Jason Roy’s excellent ton led England to a big victory over Australia in Cardiff. Ben Jones looks at the changes Roy made to counter his clear weaknesses.
It’s almost impossible to discuss England’s top-order batting in ODI cricket without using the phrase “abundance of riches”. That a man like Alex Hales is broadly confined to the bench, barring injury or suspension, is testament to the depth in the batting ranks.
In such an environment, no player is completely safe in their position, and slumps in form are unlikely to be tolerated for long. As such, Jason Roy’s run of 10 innings without a half-century would have been a concern.
Worryingly for Roy, he’d been getting out in different ways against the seamers, falling to full balls, short balls, wide balls, straight balls. To an extent, he’s been finding ways to get out.
From watching Roy in the nets, it was clear what he and the England coaches believed to be the problem – too much bottom hand involvement with his stroke-making. Repeated drills where Roy used only his top-hand were the order of the day, with Graham Thorpe trying to find a better balance between Roy’s natural power and the increased control that comes with more top-hand guidance.
All that work seemed to pay dividends.
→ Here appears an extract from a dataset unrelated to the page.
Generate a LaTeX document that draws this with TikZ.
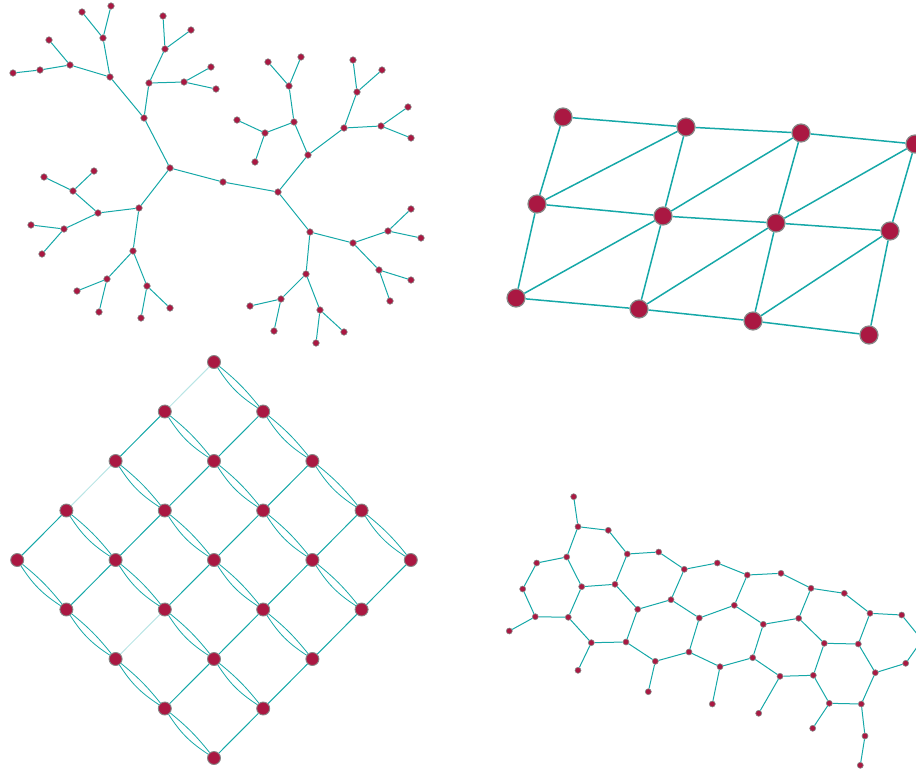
\documentclass[tikz,border=0pt]{standalone}
\usetikzlibrary{backgrounds}
\definecolor{edgeteal}{RGB}{22,168,168}
\definecolor{vcrim}{RGB}{170,24,66}
\definecolor{vgray}{RGB}{135,135,135}
\pgfdeclarelayer{edges}
\pgfsetlayers{edges,main}
\tikzset{
  vsmall/.style={circle,inner sep=0pt,minimum size=6.5pt,fill=vcrim,draw=vgray,line width=0.6pt},
  vmid/.style={circle,inner sep=0pt,minimum size=13pt,fill=vcrim,draw=vgray,line width=0.9pt},
  vbig/.style={circle,inner sep=0pt,minimum size=18pt,fill=vcrim,draw=vgray,line width=1.2pt},
  ethin/.style={draw=edgeteal,line width=1pt},
  ethick/.style={draw=edgeteal,line width=1.5pt},
  efaint/.style={draw=edgeteal!30,line width=1pt},
  ecurve/.style={draw=edgeteal,line width=0.8pt}
}
\begin{document}
\begin{tikzpicture}[x=1pt,y=-1pt]
\useasboundingbox (0,0) rectangle (916,771);
\clip (0,0) rectangle (916,771);
% ---------------- tree ----------------
\foreach \n/\p in {
 tA/{170,168}, tM/{223,182}, tB/{278,192},
 t1/{144,118}, t11/{110,77}, t111/{103,38}, t1111/{82,12}, t1112/{111,6},
 t112/{70,65}, t1121/{49,40}, t1122/{40,70}, t11221/{13,73},
 t12/{149,83}, t121/{165,49}, t1211/{163,16}, t1212/{191,30},
 t122/{184,82}, t1221/{211,67}, t1222/{216,89},
 t2/{139,208}, t21/{98,213}, t211/{73,191}, t2111/{44,177}, t2112/{94,171},
 t212/{64,229}, t2121/{31,225}, t2122/{42,254},
 t22/{133,251}, t221/{107,279}, t2211/{77,291}, t2212/{99,312},
 t222/{147,286}, t2221/{141,318}, t2222/{170,308},
 t3/{308,155}, t31/{294,122}, t311/{289,86}, t3111/{268,62}, t3112/{301,57},
 t312/{265,133}, t3121/{237,120}, t3122/{255,162},
 t32/{344,128}, t321/{357,92}, t3211/{353,60}, t3212/{382,70},
 t322/{381,126}, t3221/{408,107}, t3222/{411,138},
 t4/{310,232}, t41/{353,243}, t411/{388,231}, t4111/{411,209}, t4112/{421,238},
 t412/{379,270}, t4121/{411,280}, t4122/{390,301},
 t42/{306,274}, t421/{281,299}, t4211/{250,306}, t4212/{274,331},
 t422/{320,310}, t4221/{344,332}, t4222/{316,343}}
  \node[vsmall] (\n) at (\p) {};
\begin{pgfonlayer}{edges}
\foreach \a/\b in {tA/tM, tM/tB,
 tA/t1, t1/t11, t11/t111, t111/t1111, t111/t1112, t11/t112, t112/t1121, t112/t1122, t1122/t11221,
 t1/t12, t12/t121, t121/t1211, t121/t1212, t12/t122, t122/t1221, t122/t1222,
 tA/t2, t2/t21, t21/t211, t211/t2111, t211/t2112, t21/t212, t212/t2121, t212/t2122,
 t2/t22, t22/t221, t221/t2211, t221/t2212, t22/t222, t222/t2221, t222/t2222,
 tB/t3, t3/t31, t31/t311, t311/t3111, t311/t3112, t31/t312, t312/t3121, t312/t3122,
 t3/t32, t32/t321, t321/t3211, t321/t3212, t32/t322, t322/t3221, t322/t3222,
 tB/t4, t4/t41, t41/t411, t411/t4111, t411/t4112, t41/t412, t412/t4121, t412/t4122,
 t4/t42, t42/t421, t421/t4211, t421/t4212, t42/t422, t422/t4221, t422/t4222}
  \draw[ethin] (\a) -- (\b);
\end{pgfonlayer}
% ---------------- triangular grid ----------------
\foreach \n/\p in {g11/{563,117}, g12/{686,127}, g13/{801,133}, g14/{915,144},
 g21/{537,204}, g22/{663,216}, g23/{776,223}, g24/{890,231},
 g31/{516,298}, g32/{639,309}, g33/{753,321}, g34/{869,335}}
  \node[vbig] (\n) at (\p) {};
\begin{pgfonlayer}{edges}
\foreach \a/\b in {g11/g12, g12/g13, g13/g14, g21/g22, g22/g23, g23/g24, g31/g32, g32/g33, g33/g34,
 g11/g21, g12/g22, g13/g23, g14/g24, g21/g31, g22/g32, g23/g33, g24/g34,
 g21/g12, g22/g13, g23/g14, g31/g22, g32/g23, g33/g24}
  \draw[ethick] (\a) -- (\b);
\end{pgfonlayer}
% ---------------- diamond lattice ----------------
\foreach \i in {0,...,4}
  \foreach \j in {0,...,4}
    \node[vmid] (d\i\j) at ({214+49.2*(\i-\j)},{362+49.5*(\i+\j)}) {};
\begin{pgfonlayer}{edges}
\foreach \a/\b in {d01/d02, d03/d04, d10/d11, d11/d12, d12/d13, d13/d14,
 d20/d21, d21/d22, d22/d23, d30/d31, d31/d32, d32/d33, d33/d34,
 d40/d41, d41/d42, d42/d43, d43/d44}
  \draw[ethin] (\a) -- (\b);
\foreach \a/\b in {d00/d01, d02/d03, d23/d24}
  \draw[efaint] (\a) -- (\b);
\foreach \i [evaluate=\i as \k using int(\i+1)] in {0,...,3}
  \foreach \j in {0,...,4} {
    \draw[ecurve] (d\i\j) to[bend left=6] (d\k\j);
    \draw[ecurve] (d\i\j) to[bend right=12] (d\k\j);
  }
\end{pgfonlayer}
% ---------------- hexagonal strip ----------------
\foreach \n/\p in {
 h1/{573.7,496.7}, h2/{578,526.7}, h3/{608.3,530.3}, h4/{566.7,557}, h5/{536.7,563},
 h6/{627.3,554}, h7/{658.7,552}, h8/{522.7,589}, h9/{581.7,586.7}, h10/{615,584.3},
 h11/{684.3,569.3}, h12/{717.3,563}, h13/{535.3,616.7}, h14/{568.3,617.3}, h15/{509.3,631},
 h16/{637.7,609.3}, h17/{671,599.7}, h18/{747.3,575}, h19/{781,573.3}, h20/{591.3,642.7},
 h21/{626,642}, h22/{699.3,618}, h23/{734.3,605.3}, h24/{811,588.3}, h25/{844.3,593.3},
 h26/{578,670.3}, h27/{655.3,661.3}, h28/{689,652}, h29/{763.3,624.3}, h30/{798.7,618.3},
 h31/{870,613.3}, h32/{901.7,615}, h33/{648.3,691.7}, h34/{720,666.7}, h35/{752.7,657.7},
 h36/{824.3,643.3}, h37/{858.3,644}, h38/{922,640}, h39/{712.3,704}, h40/{780,676.3},
 h41/{813.3,675.3}, h42/{905.7,663.3}, h43/{875.3,672.7}, h44/{758.7,713.3}, h45/{829.3,703.3},
 h46/{861.3,704}, h47/{812.7,728.3}, h48/{865,736}, h49/{860.3,765.3}}
  \node[vsmall,minimum size=6pt] (\n) at (\p) {};
\begin{pgfonlayer}{edges}
\foreach \a/\b in {h1/h2, h2/h3, h2/h4, h3/h6, h4/h5, h4/h9, h5/h8, h8/h13, h13/h14, h13/h15,
 h14/h9, h14/h20, h9/h10, h10/h6, h10/h16, h6/h7, h7/h11, h11/h12, h11/h17, h12/h18,
 h16/h17, h16/h21, h17/h22, h18/h19, h18/h23, h19/h24, h20/h21, h20/h26, h21/h27,
 h22/h23, h22/h28, h23/h29, h24/h25, h24/h30, h25/h31, h27/h28, h27/h33, h28/h34,
 h29/h30, h29/h35, h30/h36, h31/h32, h31/h37, h32/h38, h38/h42, h34/h35, h34/h39,
 h35/h40, h36/h37, h36/h41, h37/h43, h42/h43, h40/h41, h40/h44, h41/h45, h43/h46,
 h45/h46, h45/h47, h46/h48, h48/h49}
  \draw[ethin] (\a) -- (\b);
\end{pgfonlayer}
\end{tikzpicture}
\end{document}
Off Roy’s first 51 runs, 34 came through the off-side – not definitive proof that Roy’s bottom-hand was taking a back seat, but it’s a reasonable indicator. He was certainly playing with greater control, as this was only the second time in his ODI career that Roy reached the 20th over without edging any deliveries.
Of course, once well-set at the crease and seeing the ball well, Roy began to score more freely through the leg-side. By the time AJ Tye managed to remove Roy with a slower ball, 58% of the Surrey man’s score had been made through the off-side. Yet that is still notable; that’s the highest figure for Roy, in innings where he’s faced 10+ deliveries, since October 2016.
To just jump back briefly, there is far clearer pattern to Roy’s dismissals against spin. Roy has consistently been getting tucked up by tight line bowling, playing across the line and being bowled or LBW. In particular, he’s struggled against left-arm orthodox bowling in this way. As shown below, his dismissals against those bowlers have all been against balls tight into his stumps, or even hitting them. Given that he averages less against SLA bowling than against any other bowling type, it’s clear that these issues are pretty deep set.
However today, the focus on top-hand batting had the added effect of improving Roy’s returns against left-arm spin. It took until he was on 103* before Roy scored a leg-side run against Ashton Agar. That recent fear against tight spin bowling was gone because Roy refused to play across the line, opting instead to hit the ball back where it came from and keeping a pronounced, almost comically high elbow. He didn’t miss a single delivery and edged just one. Yet even whilst removing half of the pitch from his scoring options, Roy still had a stellar time against Agar – the 27 runs he scored against the Australian is the most he’s ever scored against SLA bowling in an ODI match.
In the end, the 9% false shots which Roy played through his innings represents the greatest level of control he’s had in any of his five ODI tons, and the fourth lowest in any of his 16 ODI half-centuries. His firecracker ball-striking is why Roy’s in the team, and England wouldn’t want to lose any of that, but if he can improve his consistency and control with a few technical tweaks, then nobody in the England dressing room will be complaining.